According to Uduaghan, from his experience, the military, as an enforcement body was not a permanent solution to the problems in the Niger Delta as they were not very familiar with the terrain, “so, when the thing is really happening, it requires mobilizing the young people to show them the terrain or to prevent the crisis.

“For us to move forward, we must have an enforcement body that includes the community; especially the youths in the community, since they know the terrain. It is easier for people in that area to try and carry out enforcement or execute security challenges; it is easier for people in that area to know those who are involved in illegal bunkering. There are two parts to it, there is the part of genuine agitation, which has now been mixed with criminality and the criminality seems to have overshadowed the genuine agitation.

“To deal with it, we need the local people to be involved in the security arrangement and that will require legislation. The Waterway Security Committee I put up for instance, there is no law backing it up, so we need to put up laws that will help us in moving forward in solving the Niger Delta crisis.”

The Itsekiri-born politician added that there were lots of projects abandoned in the Niger Delta, and specific laws were needed to revamp these projects. If there were previous laws, he said, there was the need to bring them out and tailor them to meet what is happening in the Niger Delta.

“All these engagements we are doing, we need to promulgate laws backing the engagements, there is a lot of environmental damages going on. There are laws backing the environment, but we need to tidy them up. What I have done is to get a team of lawyers, they have looked at the laws and brought them out as it affects issues in the Niger Delta,” he said.

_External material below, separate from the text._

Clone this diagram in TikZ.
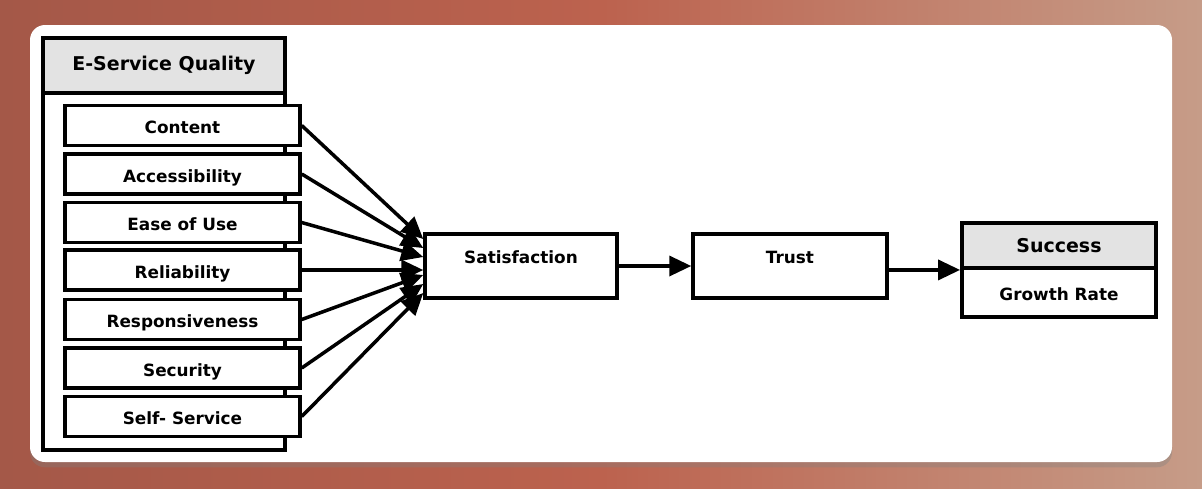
\documentclass[tikz,border=0pt]{standalone}
\usepackage{fontspec}
\setmainfont{DejaVu Sans}
\usepackage{tikz}
\usetikzlibrary{arrows.meta,positioning,calc,shadows}
\definecolor{esqbgleft}{RGB}{164,88,72}
\definecolor{esqbgmid}{RGB}{188,98,78}
\definecolor{esqbgright}{RGB}{198,156,136}
\definecolor{esqgray}{RGB}{227,227,227}

\begin{document}
\begin{tikzpicture}[x=0.02cm,y=-0.02cm,
  esqitem/.style={draw,line width=2pt,fill=white,minimum width=4.7cm,minimum height=0.8cm,
    inner sep=0pt,text height=10pt,text depth=0.8pt,font=\fontsize{9.6}{11}\selectfont\bfseries},
  esqbox/.style={draw,line width=2pt,fill=white,minimum height=1.28cm,inner sep=0pt,
    text height=8pt,text depth=11.2pt,font=\fontsize{9.6}{11}\selectfont\bfseries},
  esqhead/.style={draw,line width=2.2pt,fill=esqgray,inner sep=0pt,
    font=\fontsize{10.8}{13}\selectfont\bfseries},
  esqarr/.style={-{Triangle[length=0.44cm,width=0.4cm]},line width=2pt}
]
  % Background and panel
  \shade[left color=esqbgleft,right color=esqbgright,middle color=esqbgmid] (0,0) rectangle (1202,488);
  \fill[white,rounded corners=0.3cm,drop shadow={opacity=0.35,shadow xshift=0pt,shadow yshift=-3pt}]
    (30,25) rectangle (1172,462);

  % E-Service Quality group
  \node[draw,line width=2.2pt,fill=white,minimum width=4.84cm,minimum height=8.24cm] (esqframe) at (164,244) {};
  \node[esqhead,minimum width=4.84cm,minimum height=1.1cm] (esq) at (164,65.5) {E-Service Quality};

  \node[esqitem] (content) at (182.5,125.5) {Content};
  \node[esqitem] (access) at (182.5,174) {Accessibility};
  \node[esqitem] (ease) at (182.5,222.5) {Ease of Use};
  \node[esqitem] (reliab) at (182.5,270) {Reliability};
  \node[esqitem] (respons) at (182.5,319.5) {Responsiveness};
  \node[esqitem] (security) at (182.5,368) {Security};
  \node[esqitem] (selfserv) at (182.5,416.5) {Self- Service};

  % Chain
  \node[esqbox,minimum width=3.84cm] (sat) at (521,266) {Satisfaction};
  \node[esqbox,minimum width=3.88cm] (trust) at (790,266) {Trust};
  \node[esqhead,minimum width=3.88cm,minimum height=0.9cm] (success) at (1059,245.5) {Success};
  \node[esqitem,line width=2.2pt,minimum width=3.88cm,minimum height=0.98cm,below=-2.2pt of success] (growth) {Growth Rate};

  % Arrows into Satisfaction
  \draw[esqarr] (content.east) -- ([yshift=0.54cm]sat.west);
  \draw[esqarr] (access.east) -- ([yshift=0.36cm]sat.west);
  \draw[esqarr] (ease.east) -- ([yshift=0.18cm]sat.west);
  \draw[esqarr] (reliab.east) -- (reliab.east -| sat.west);
  \draw[esqarr] (respons.east) -- ([yshift=-0.18cm]sat.west);
  \draw[esqarr] (security.east) -- ([yshift=-0.36cm]sat.west);
  \draw[esqarr] (selfserv.east) -- ([yshift=-0.54cm]sat.west);

  % Arrows along the chain
  \draw[esqarr] (sat.east) -- (trust.west);
  \draw[esqarr] (trust.east |- success.south west) -- (success.south west);
\end{tikzpicture}
\end{document}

He lamented that since the crises in the Niger Delta, nobody has been prosecuted or brought to book.

“Nobody has been prosecuted so far. First of all, you cannot catch them and the people that are supposed to catch them don’t know how to catch them. I am going there to put up an enforcement body of people who know them and can get them and take them to court. If we are not serious of law and order in the Niger Delta, we will continue to have crisis.

“Right now, there is no law and order in the Niger Delta and we need to come out with and remind ourselves of the existing laws and tailor them towards the issues in the Niger Delta so that we can have permanent peace. A lawmaker is to make law and that will be my cardinal point. Also, there is the issue of attracting things to your area. There are very few people in the National Assembly that I don’t know. I have the capacity to attract things to my area more than anybody on the field today.

“Also, Nigeria has invested in me. Being in government for 16 years is a lot of investment. I think I should pay back by going to serve at the national level,” he explained.

The former number one citizen of Delta State, an exponent of modular refineries and development of the non-oil sector, promised not to collect his pension as a former governor while in senate if given the mandate by his people.

He also pledged to carry his constituents along by involving them in the lawmaking process and holding town hall meetings every six months.

“I am going to sign a contract with my people; the Senator-Citizens Contract. I have a group of lawyers who are already working on it,” he disclosed.

Asked his chances of picking the PDP ticket and eventually winning the senatorial election, Uduaghan, 63, sounded upbeat, noting that he is a grassroots politician well known and trusted by the people. He promised to justify the confidence reposed in him by ensuring them the very best representation if they give him the mandate to represent them in the Senate in 2019.

Already, various groups and individuals in the Delta South Senatorial District are waiting with bated breath to see their amiable son of the soil in the race as they believe he will replicate in their constituency his magic that turned around entire Delta State.